Der Protest geht weiter
Friedensfestzeitung 1998

Ahaus - eine Niederlage für die Atomkraftgegner? Wohl kaum. Auch wenn es der Polizei -wohl zum ersten und letzten Mal - gelungen ist, den wahren Termin für den Castor-Transport geheimzuhalten, war der Aufwand doch erheblich. Etwa 30.000 Polizisten mußten wieder einmal aus dem ganzen Land zusammengezogen werden, um dem Wahnsinn einen Weg zu bahnen.

Daß der schwer bewachte Transport am Ende sein Ziel erreichen würde, war allen Beteiligten klar. Worum es ging, war ein deutliches Zeichen gegen die Fortführung der Atomkraft und eine Verteuerung des Transports. Beides wurde - wie schon in Gorleben - erreicht. Der Traum von Angela Merkel, in Ahaus auf keinen nennenswerten Widerstand zu treffen, platzte wie eine Seifenblase. Dort, wo noch vor kurzem nur eine Handvoll Bürger gegen das Zwischenlager protestierte, ging jetzt eine Region auf die Barrikaden. Am letzten Sonntagsspaziergang vor dem Transport setzten sich fast 300 Bauern mit ihren Treckern vor den Demonstrationszug - und das, obwohl sich die Bahn geweigert hatte, die Fahrzeuge der Bauern aus Gorleben nach Ahaus zu transportieren.

Alle Hände voll zu tun hatte die Polizei auch am Tag des Transportes. Dank zahlreicher, zum Teil äußerst kreativer Aktionen rund um die Gleise, erreichte der Zug Ahaus erst mit stundenlanger Verspätung. Um die Zahl der Demonstranten am späten Freitagnachmittag einigermaßen in Grenzen zu halten, fiel den Beamten am Ende nichts anderes mehr ein, als die Straßenschilder nach Ahaus abzuschrauben, die Zufahrtswege weiträumig dichtzumachen und den Leuten die Luft aus den Reifen zu lassen. Wäre eigentlich interessant zu erfahren, welcher Paragraph das rechtfertigt.

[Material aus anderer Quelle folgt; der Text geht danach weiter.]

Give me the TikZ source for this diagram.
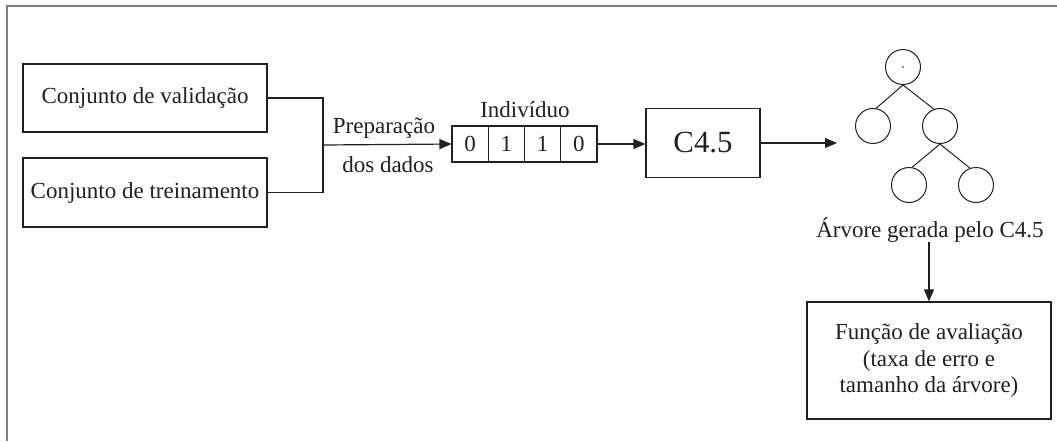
\documentclass[tikz,border=0pt]{standalone}
\usepackage{fontspec}
\setmainfont{Liberation Serif}
\usetikzlibrary{arrows.meta}
\definecolor{ink}{RGB}{35,31,32}
\definecolor{framegray}{RGB}{125,125,125}

\begin{document}
\begin{tikzpicture}[x=0.5pt,y=-0.5pt, %1 unidade = 1 pixel
  every node/.style={font=\fontsize{11.5}{13.25}\selectfont, text=ink},
  box/.style={draw=ink, line width=0.6pt, inner sep=0pt},
  cell/.style={box, minimum width=18.1pt, minimum height=18pt},
  leaf/.style={draw=ink, line width=0.5pt, circle, minimum size=17.5pt, inner sep=0pt},
  link/.style={draw=ink, line width=0.6pt},
  flow/.style={link, -{Triangle[length=6pt,width=5pt]}}]
\useasboundingbox (0,0) rectangle (1057,441);
\draw[framegray, line width=1pt] (6.5,441) -- (6.5,5.5) -- (1057,5.5);

% conjuntos de dados
\node[box, minimum width=122pt, minimum height=34pt] (val) at (145,98) {Conjunto de validação};
\node[box, minimum width=122pt, minimum height=34.5pt] (trn) at (145,192.5) {Conjunto de treinamento};
\coordinate (join) at (323,145);
\draw[link] (val.east) -| (join);
\draw[link] (trn.east) -| (join);
\node[anchor=base] (prep) at (384,133) {Preparação};
\node[anchor=base] (dados) at (388,172) {dos dados};

% individuo
\foreach \b [count=\i] in {0,1,1,0} {
\node[cell] (c\i) at ({433.9+36.25*\i},144) {\b};
}
\node[anchor=base] (ind) at (525,117) {Indivíduo};
\draw[flow] (join) -- (c1.west);

\node[box, minimum width=57pt, minimum height=34.5pt, font=\fontsize{15.4}{18}\selectfont] (c45) at (703,143) {C4.5};
\draw[flow] (c4.east) -- (c4.east -| c45.west);

% arvore
\node[leaf] (r) at (903,67) {};
\node[leaf] (a) at (873,126) {};
\node[leaf] (b) at (940,126) {};
\node[leaf] (ba) at (909,185) {};
\node[leaf] (bb) at (976,185) {};
\fill[ink] (r) circle (0.4pt);
\draw[link, line width=0.5pt] (r.south) -- (a.80);
\draw[link, line width=0.5pt] (r.south) -- (b.110);
\draw[link, line width=0.5pt] (b.south) -- (ba.80);
\draw[link, line width=0.5pt] (b.south) -- (bb.110);
\coordinate (treein) at (837,143);
\draw[flow] (c45.east) -- (treein);

\node[anchor=base, inner sep=0pt] (lbl) at (930,237) {Árvore gerada pelo C4.5};
\node[box, minimum width=122pt, minimum height=58.5pt, align=center] (fit) at (929,360.5) {Função de avaliação\\(taxa de erro e\\tamanho da árvore)};
\draw[flow] (lbl.south -| fit.north) -- (fit.north);
\end{tikzpicture}
\end{document}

Interessant war auch die Berichterstattung der Medien im Zusammenhang mit dem Castor-Transport. Während der IKZ in seinem von der "Westfalenpost" gestellten Hauptteil bis zuletzt die Schlacht um Ahaus ankündigte und gleichzeitig die Sicherheit des Behälters betonte, war in allen anderen Medien zeitgleich nachzulesen, daß ein Modell eines Atommüll-Behälters beim Fall aus neun Meter Höhe aufgeplatzt war, weil die Schrauben des Deckels nicht stabil genug waren.

Um es noch einmal klar zu machen: Es geht bei den Protesten nicht darum, Castor-Transporte wirklich unterwegs zur Umkehr zu zwingen bzw. zu verhindern das in Ahaus oder Gorleben Atommüll eingelagert wird. Worum es einzig und allein geht, ist der Einstieg in den Ausstieg aus der Atomkraft. Wenn eines Tages alle Reaktoren abgeschaltet werden, wird niemand etwas dagegen haben, den anfallenden Müll so sicher wie möglich aufzubewahren. Niemand protestierte gegen die Einlagerung des verstrahlten Schrotts aus dem THTR Hamm-Uentrop in Ahaus, nachdem dieser stillgelegt worden war.

Andererseits dürfen die Atomkraftwerke in Deutschland so lange weiterbetrieben werden, wie sie einen Entsorgungsnachweis vorlegen können. Ohne sicheres Endlager würde dies den Betrieb immer weiterer "Zwischenlager" erfordern, die letztendlich stillschweigend zu Endlagern würden. Und was in Deutschland nach einem Super-GAU passieren würde, ist spätestens seit Tschernobyl klar. Damit würde unser Land auf absehbare Zeit unbewohnbar.

Der nächste Castor-Transport wird aller Voraussicht nach bereits kurz nach der Bundestagswahl auf uns zurollen.